Bradford realized after awhile this did not work. Resentment was cropping up amongst the producers for the non-producers. The non-producers were taking everything more than they needed. They just took what they wanted. They said, ‘Well, we’re entitled to it! I mean, these are the rules.’

They said, ‘Yeah, but you’re not producing anything.’

‘Well, nothing says I have to. It just says that whatever is produced is going to go to the common store.’

Some of them weren’t good at farming. They weren’t allowed to specialize. They were just given a plot of land and told, ‘Here, do what you want.’

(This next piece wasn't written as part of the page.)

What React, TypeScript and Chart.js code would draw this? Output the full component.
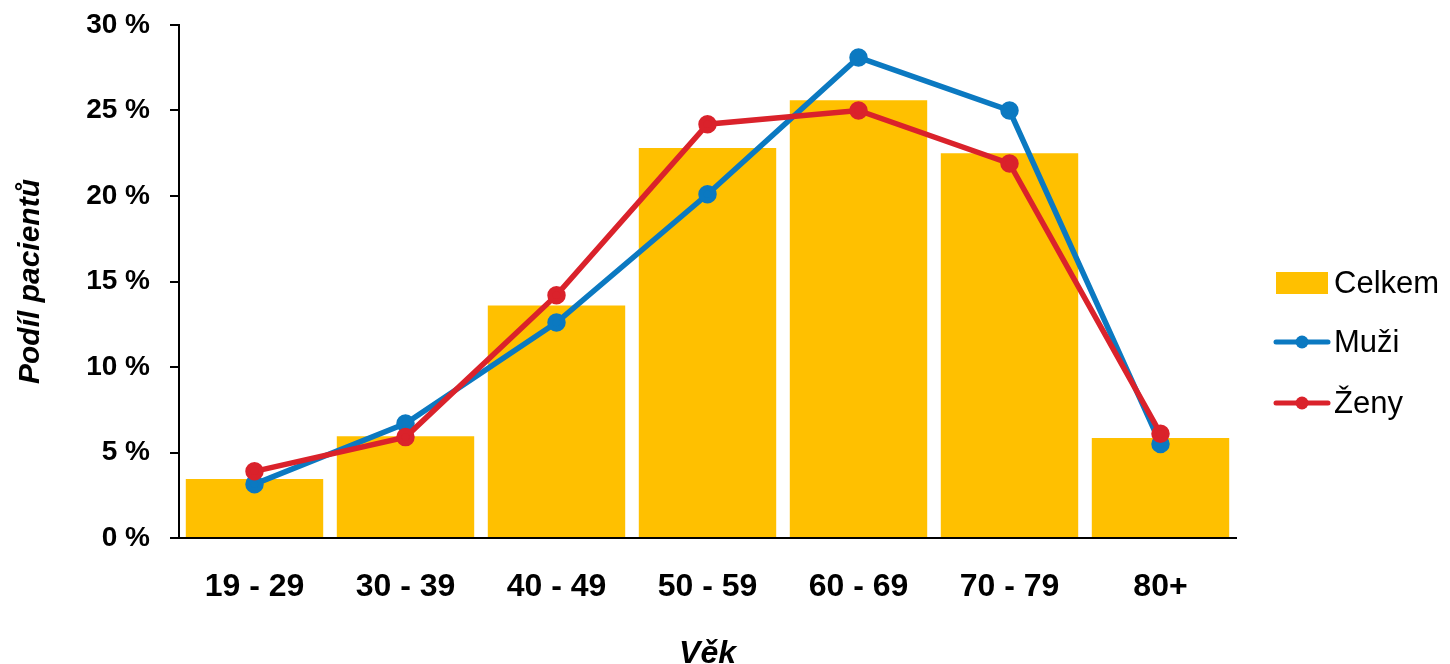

Some, all they could do is clean up the manure and others were able to turn the manure into fertilized land and grow things. So Bradford finally figured out this wasn’t going to work and they reassigned everybody a plot of land and then they said, ‘Whatever you do with this, you keep. It is yours. And if there’s a surplus, you can sell it.’ That’s what ultimately happened, and that’s when the Pilgrims began to prosper, and it was at that point that they shared their bounty with the Indians. It was sort of a joint sharing of things. The Indians already knew about popcorn and that stuff, but they shared it. The true story of Thanksgiving, as Bradford writes it, is thanks to God. It was thanks to God for helping them learn the way to survive and prosper when they arrived in this new barren, forsaken, unknown place. Remember, now, this is Massachusetts in the wintertime. There was no Mass Turnpike, and there weren’t any department stores and food stores. We can’t relate to it. We cannot understand it. So the first experiment in capitalism in the new world, bammo! It went like gangbusters, and that’s what Jennifer writes about — Jennifer James is her name, writes about — in the Los Angeles Times in the kids’ section this weekend.